In 2024, Karp co-starred in "The Charlie Puth Show," starring Charlie Puth. It was a faux-reality comedy series on Roku and featured cameos by Will Ferrell, John Legend, Weird "Al" Yankovic, Rosie O'Donnell and more.

In 2025, Karp performed a six-week run of her first one person show at the SoHo Playhouse, "I Don't Trust Adults."

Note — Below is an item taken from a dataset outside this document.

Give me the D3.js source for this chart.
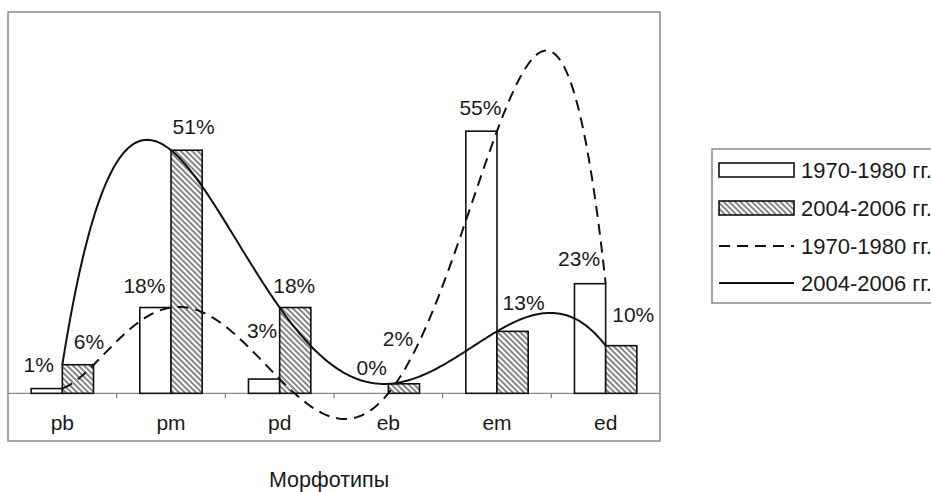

She has also performed at comedy festivals such as Netflix is A Joke, Just For Laughs, and New York Comedy Festival.

==Speaking==
Karp won a MOTH Story Slam when she was 12 years old at Housing Works in New York City. She spoke about being a feminist at TEDxRedmond in September 2013. She was an ambassador for Dove on positive body image and spoke at the UN on this topic on September 25, 2014. She hosted the second annual Student Voice Live on September 20, 2014. In September 2017, she moderated the B-Fest panel at Barnes and Noble. She co-hosted the 2018 Teen Vogue Summit with Jenna Ortega.

== Digital ==
In 2019, Karp appeared in the Comedy Central digital short, Pitch Please.

Karp was a video producer at Betches from 2022 to 2024. Her notable contributions include her Gen-Z character. In 2024, she joined the digital team at After Midnight on CBS.

==Personal life==
Karp lives in Los Angeles. Her mother, Marcelle Karp, is a writer and a co-founder of the women's lifestyle magazine Bust.